#### DATASET CONTENT
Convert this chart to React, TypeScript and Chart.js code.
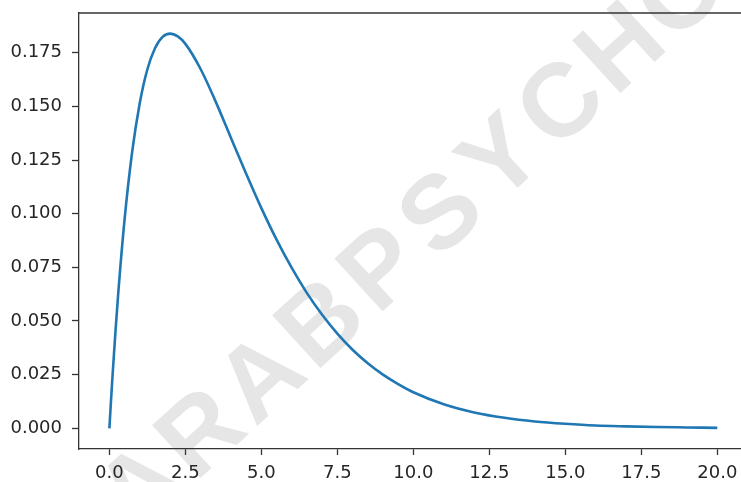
import React, { useEffect, useRef } from "react";
import { Chart, registerables } from "chart.js";

Chart.register(...registerables);

// x positions and density values
const xValues = [
  0, 0.05, 0.1, 0.2, 0.3, 0.5, 0.75, 1, 1.25, 1.5, 1.75, 2, 2.25, 2.5, 3, 3.5, 4,
  4.5, 5, 5.5, 6, 6.5, 7, 7.5, 8, 8.5, 9, 9.5, 10, 11, 12, 13, 14, 15, 16, 17, 18,
  19, 20,
];
const yValues = [
  0, 0.0122, 0.0238, 0.0452, 0.0646, 0.0974, 0.1289, 0.1516, 0.1673, 0.1771,
  0.1824, 0.1839, 0.1826, 0.1791, 0.1674, 0.1521, 0.1353, 0.1186, 0.1026, 0.0879,
  0.0747, 0.063, 0.0529, 0.0441, 0.0366, 0.0303, 0.025, 0.0206, 0.0168, 0.0112,
  0.0074, 0.0049, 0.0032, 0.0021, 0.0013, 0.0009, 0.0006, 0.0004, 0.0002,
];
const xTicks = [0, 2.5, 5, 7.5, 10, 12.5, 15, 17.5, 20];
const yTicks = [0, 0.025, 0.05, 0.075, 0.1, 0.125, 0.15, 0.175];
const watermark = "ARABPSYCHOLOGY";

const AXIS = "#333333";
const TEXT = "#262626";

const watermarkPlugin = {
  id: "watermark",
  beforeDraw(chart: any) {
    const ctx = chart.ctx;
    ctx.save();
    ctx.fillStyle = "#e6e6e6";
    const size = 104;
    ctx.font = `bold ${size}px 'Liberation Sans', Arial, sans-serif`;
    ctx.textAlign = "center";
    ctx.textBaseline = "alphabetic";
    const ang = (-42.4 * Math.PI) / 180;
    const cap = size * 0.716;
    for (let i = 0; i < watermark.length; i++) {
      const cx = 138 + i * 60;
      const cy = 485 - i * 55;
      ctx.save();
      ctx.translate(cx, cy);
      ctx.rotate(ang);
      ctx.fillText(watermark[i], 0, cap / 2);
      ctx.restore();
    }
    ctx.restore();
  },
};

const frameTopPlugin = {
  id: "frameTop",
  afterDraw(chart: any) {
    const { ctx, chartArea } = chart;
    ctx.save();
    ctx.strokeStyle = AXIS;
    ctx.lineWidth = 1.3;
    ctx.beginPath();
    ctx.moveTo(chartArea.left, chartArea.top);
    ctx.lineTo(chartArea.right, chartArea.top);
    ctx.stroke();
    ctx.restore();
  },
};

export default function App() {
  const ref = useRef<HTMLCanvasElement | null>(null);

  useEffect(() => {
    if (!ref.current) return;
    const points = xValues.map((x, i) => ({ x, y: yValues[i] }));
    const font = { family: "'DejaVu Sans', sans-serif", size: 18 };
    const chart = new Chart(ref.current, {
      type: "line",
      data: {
        datasets: [
          {
            data: points,
            borderColor: "#1f77b4",
            borderWidth: 2.6,
            pointRadius: 0,
            fill: false,
            cubicInterpolationMode: "monotone",
          },
        ],
      },
      options: {
        responsive: false,
        animation: false,
        events: [],
        layout: { padding: { top: 13, right: 0, left: 0, bottom: 0 } },
        plugins: { legend: { display: false }, tooltip: { enabled: false } },
        scales: {
          x: {
            type: "linear",
            min: -1.0,
            max: 20.78,
            afterBuildTicks: (s: any) => {
              s.ticks = xTicks.map((v) => ({ value: v }));
            },
            afterFit: (s: any) => {
              s.height = 33;
              s.paddingLeft = 0;
              s.paddingRight = 0;
            },
            ticks: {
              color: TEXT,
              font,
              padding: 8,
              maxRotation: 0,
              autoSkip: false,
              callback: (v: any) => Number(v).toFixed(1),
            },
            grid: {
              display: true,
              drawOnChartArea: false,
              drawTicks: true,
              tickLength: 6,
              tickColor: AXIS,
              tickWidth: 1.3,
            },
            border: { display: true, color: AXIS, width: 1.3 },
          },
          y: {
            type: "linear",
            min: -0.00964,
            max: 0.1935,
            afterBuildTicks: (s: any) => {
              s.ticks = yTicks.map((v) => ({ value: v }));
            },
            afterFit: (s: any) => {
              s.width = 79;
              s.paddingTop = 0;
              s.paddingBottom = 0;
            },
            ticks: {
              color: TEXT,
              font,
              padding: 10,
              autoSkip: false,
              callback: (v: any) => Number(v).toFixed(3),
            },
            grid: {
              display: true,
              drawOnChartArea: false,
              drawTicks: true,
              tickLength: 7,
              tickColor: AXIS,
              tickWidth: 1.3,
            },
            border: { display: true, color: AXIS, width: 1.3 },
          },
        },
      },
      plugins: [watermarkPlugin, frameTopPlugin],
    } as any);
    return () => chart.destroy();
  }, []);

  return (
    <div
      style={{
        position: "fixed",
        left: 0,
        top: 0,
        width: 741,
        height: 482,
        background: "#ffffff",
      }}
    >
      <canvas ref={ref} width={741} height={482} style={{ display: "block" }} />
    </div>
  );
}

#### TASK DETAILS
Copy the listing word for word, excluding its pictures.

#### RESULT BELOW
Convert this chart to React, TypeScript and Chart.js code.
import React, { useEffect, useRef } from "react";
import { Chart, registerables } from "chart.js";

Chart.register(...registerables);

// x positions and density values
const xValues = [
  0, 0.05, 0.1, 0.2, 0.3, 0.5, 0.75, 1, 1.25, 1.5, 1.75, 2, 2.25, 2.5, 3, 3.5, 4,
  4.5, 5, 5.5, 6, 6.5, 7, 7.5, 8, 8.5, 9, 9.5, 10, 11, 12, 13, 14, 15, 16, 17, 18,
  19, 20,
];
const yValues = [
  0, 0.0122, 0.0238, 0.0452, 0.0646, 0.0974, 0.1289, 0.1516, 0.1673, 0.1771,
  0.1824, 0.1839, 0.1826, 0.1791, 0.1674, 0.1521, 0.1353, 0.1186, 0.1026, 0.0879,
  0.0747, 0.063, 0.0529, 0.0441, 0.0366, 0.0303, 0.025, 0.0206, 0.0168, 0.0112,
  0.0074, 0.0049, 0.0032, 0.0021, 0.0013, 0.0009, 0.0006, 0.0004, 0.0002,
];
const xTicks = [0, 2.5, 5, 7.5, 10, 12.5, 15, 17.5, 20];
const yTicks = [0, 0.025, 0.05, 0.075, 0.1, 0.125, 0.15, 0.175];
const watermark = "ARABPSYCHOLOGY";

const AXIS = "#333333";
const TEXT = "#262626";

const watermarkPlugin = {
  id: "watermark",
  beforeDraw(chart: any) {
    const ctx = chart.ctx;
    ctx.save();
    ctx.fillStyle = "#e6e6e6";
    const size = 104;
    ctx.font = `bold ${size}px 'Liberation Sans', Arial, sans-serif`;
    ctx.textAlign = "center";
    ctx.textBaseline = "alphabetic";
    const ang = (-42.4 * Math.PI) / 180;
    const cap = size * 0.716;
    for (let i = 0; i < watermark.length; i++) {
      const cx = 138 + i * 60;
      const cy = 485 - i * 55;
      ctx.save();
      ctx.translate(cx, cy);
      ctx.rotate(ang);
      ctx.fillText(watermark[i], 0, cap / 2);
      ctx.restore();
    }
    ctx.restore();
  },
};

const frameTopPlugin = {
  id: "frameTop",
  afterDraw(chart: any) {
    const { ctx, chartArea } = chart;
    ctx.save();
    ctx.strokeStyle = AXIS;
    ctx.lineWidth = 1.3;
    ctx.beginPath();
    ctx.moveTo(chartArea.left, chartArea.top);
    ctx.lineTo(chartArea.right, chartArea.top);
    ctx.stroke();
    ctx.restore();
  },
};

export default function App() {
  const ref = useRef<HTMLCanvasElement | null>(null);

  useEffect(() => {
    if (!ref.current) return;
    const points = xValues.map((x, i) => ({ x, y: yValues[i] }));
    const font = { family: "'DejaVu Sans', sans-serif", size: 18 };
    const chart = new Chart(ref.current, {
      type: "line",
      data: {
        datasets: [
          {
            data: points,
            borderColor: "#1f77b4",
            borderWidth: 2.6,
            pointRadius: 0,
            fill: false,
            cubicInterpolationMode: "monotone",
          },
        ],
      },
      options: {
        responsive: false,
        animation: false,
        events: [],
        layout: { padding: { top: 13, right: 0, left: 0, bottom: 0 } },
        plugins: { legend: { display: false }, tooltip: { enabled: false } },
        scales: {
          x: {
            type: "linear",
            min: -1.0,
            max: 20.78,
            afterBuildTicks: (s: any) => {
              s.ticks = xTicks.map((v) => ({ value: v }));
            },
            afterFit: (s: any) => {
              s.height = 33;
              s.paddingLeft = 0;
              s.paddingRight = 0;
            },
            ticks: {
              color: TEXT,
              font,
              padding: 8,
              maxRotation: 0,
              autoSkip: false,
              callback: (v: any) => Number(v).toFixed(1),
            },
            grid: {
              display: true,
              drawOnChartArea: false,
              drawTicks: true,
              tickLength: 6,
              tickColor: AXIS,
              tickWidth: 1.3,
            },
            border: { display: true, color: AXIS, width: 1.3 },
          },
          y: {
            type: "linear",
            min: -0.00964,
            max: 0.1935,
            afterBuildTicks: (s: any) => {
              s.ticks = yTicks.map((v) => ({ value: v }));
            },
            afterFit: (s: any) => {
              s.width = 79;
              s.paddingTop = 0;
              s.paddingBottom = 0;
            },
            ticks: {
              color: TEXT,
              font,
              padding: 10,
              autoSkip: false,
              callback: (v: any) => Number(v).toFixed(3),
            },
            grid: {
              display: true,
              drawOnChartArea: false,
              drawTicks: true,
              tickLength: 7,
              tickColor: AXIS,
              tickWidth: 1.3,
            },
            border: { display: true, color: AXIS, width: 1.3 },
          },
        },
      },
      plugins: [watermarkPlugin, frameTopPlugin],
    } as any);
    return () => chart.destroy();
  }, []);

  return (
    <div
      style={{
        position: "fixed",
        left: 0,
        top: 0,
        width: 741,
        height: 482,
        background: "#ffffff",
      }}
    >
      <canvas ref={ref} width={741} height={482} style={{ display: "block" }} />
    </div>
  );
}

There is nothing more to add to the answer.